'A war inside of Islam': The Jordanian town where IS's popularity grows

It’s a problem for one of the West’s biggest allies in the fight against the most radical group in the Middle East — the ideology of the Islamic State is slowly entering Jordan. Militants believe they’ll eventually have enough numbers to make their takeover of Jordan inevitable; up to 2,000 Jordanians are fighting in rebel ranks in Syria and Iraq, and they’ll come home some day. The government says the threat is overblown. But extremists do have momentum, attracting followers with promises of radical change and an ostensibly more just society at a time when many Jordanians can’t find jobs, struggle with rising prices or feel abandoned by the pro-Western ruling elite.

I don’t expect 2015 to pass peacefully.
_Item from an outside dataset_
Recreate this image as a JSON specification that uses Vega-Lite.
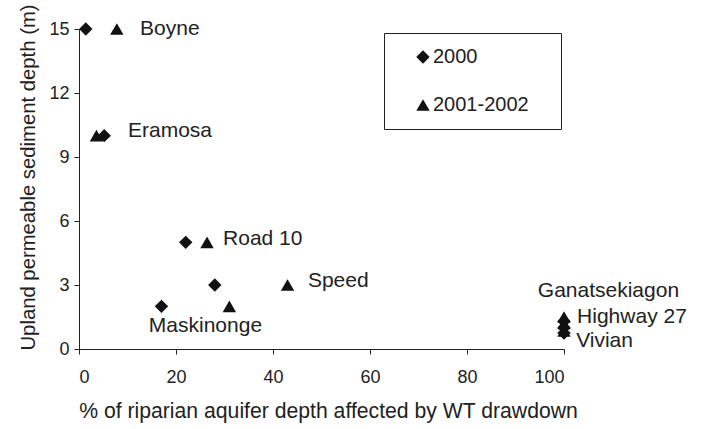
{
  "$schema": "https://vega.github.io/schema/vega-lite/v6.json",
  "width": 485,
  "height": 320,
  "autosize": {"type": "none"},
  "padding": {"left": 79, "top": 29, "right": 138, "bottom": 80},
  "background": "white",
  "config": {
    "font": "Liberation Sans",
    "view": {"stroke": null},
    "axis": {
      "grid": false,
      "domainColor": "#222",
      "tickColor": "#222",
      "tickSize": 5,
      "labelFont": "Liberation Sans",
      "labelFontSize": 18,
      "labelColor": "#222",
      "titleFont": "Liberation Sans",
      "titleFontWeight": "normal",
      "titleColor": "#222"
    }
  },
  "datasets": {
    "pts": [
      {"site": "Boyne", "x": 1.4, "y": 15, "period": "2000"},
      {"site": "Boyne", "x": 7.8, "y": 15, "period": "2001-2002"},
      {"site": "Eramosa", "x": 5.2, "y": 10, "period": "2000"},
      {"site": "Eramosa", "x": 3.6, "y": 10, "period": "2001-2002"},
      {"site": "Road 10", "x": 22, "y": 5, "period": "2000"},
      {"site": "Road 10", "x": 26.4, "y": 5, "period": "2001-2002"},
      {"site": "Speed", "x": 28, "y": 3, "period": "2000"},
      {"site": "Speed", "x": 43, "y": 3, "period": "2001-2002"},
      {"site": "Maskinonge", "x": 17, "y": 2, "period": "2000"},
      {"site": "Maskinonge", "x": 31, "y": 2, "period": "2001-2002"},
      {"site": "Ganatsekiagon", "x": 100, "y": 1.3, "period": "2000"},
      {"site": "Ganatsekiagon", "x": 100, "y": 1.5, "period": "2001-2002"},
      {"site": "Highway 27", "x": 100, "y": 1.0, "period": "2000"},
      {"site": "Highway 27", "x": 100, "y": 1.2, "period": "2001-2002"},
      {"site": "Vivian", "x": 100, "y": 0.75, "period": "2000"},
      {"site": "Vivian", "x": 100, "y": 0.85, "period": "2001-2002"}
    ],
    "labels": [
      {"label": "Boyne", "x": 12.6, "y": 15},
      {"label": "Eramosa", "x": 10.1, "y": 10.2},
      {"label": "Road 10", "x": 29.7, "y": 5.15},
      {"label": "Speed", "x": 47.2, "y": 3.2},
      {"label": "Maskinonge", "x": 14.4, "y": 1.08},
      {"label": "Ganatsekiagon", "x": 94.6, "y": 2.7},
      {"label": "Highway 27", "x": 102.7, "y": 1.5},
      {"label": "Vivian", "x": 102.5, "y": 0.37}
    ]
  },
  "layer": [
    {
      "data": {"name": "pts"},
      "mark": {"type": "point", "filled": true, "opacity": 1, "size": 180},
      "encoding": {
        "x": {
          "field": "x", "type": "quantitative",
          "scale": {"domain": [0, 100], "nice": false},
          "axis": {"values": [0, 20, 40, 60, 80, 100], "labelPadding": 14, "titlePadding": 14,
                   "titleFontSize": 21.2, "titleX": 249,
                   "title": "% of riparian aquifer depth affected by WT drawdown"}
        },
        "y": {
          "field": "y", "type": "quantitative",
          "scale": {"domain": [0, 15], "nice": false},
          "axis": {"values": [0, 3, 6, 9, 12, 15], "labelPadding": 5, "titlePadding": 10,
                   "titleFontSize": 20.3, "titleY": 148,
                   "title": "Upland permeable sediment depth (m)"}
        },
        "shape": {
          "field": "period", "type": "nominal",
          "scale": {"domain": ["2000", "2001-2002"], "range": ["diamond", "triangle-up"]},
          "legend": {
            "title": null,
            "orient": "none",
            "legendX": 305,
            "legendY": 4,
            "strokeColor": "#222",
            "padding": 14,
            "symbolOffset": 15,
            "rowPadding": 28,
            "labelFontSize": 20,
            "labelColor": "#222",
            "labelOffset": 0,
            "symbolSize": 180,
            "symbolFillColor": "#111",
            "symbolStrokeColor": "#111",
            "labelExpr": "datum.label + '\u2002\u2005\u2006\u200b'"
          }
        },
        "color": {"value": "#111"}
      }
    },
    {
      "data": {"name": "labels"},
      "mark": {"type": "text", "align": "left", "baseline": "middle", "fontSize": 21, "color": "#222"},
      "encoding": {
        "x": {"field": "x", "type": "quantitative"},
        "y": {"field": "y", "type": "quantitative"},
        "text": {"field": "label"}
      }
    }
  ]
}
The signs are there.

Majed al-Sharari, mayor of Maan, an area of growing Islamic State sympathies

There may only be thousands of jihadi Salafis—those who seek a holy war to bring about Shariah law—among the 6.5 million residents, but the number has doubled since 2011, and now stands at roughly 9,000. After the rapid Islamic State gains in Iraq over the summer, there has been speculation it might target Jordan next, either through cross-border attacks or by trying to destabilize it from within. But the group also must take into account the likely strong response the U.S. would marshal to protect its ally.

This is our war. This is a war inside of Islam. We have to own up it. We have to take the lead.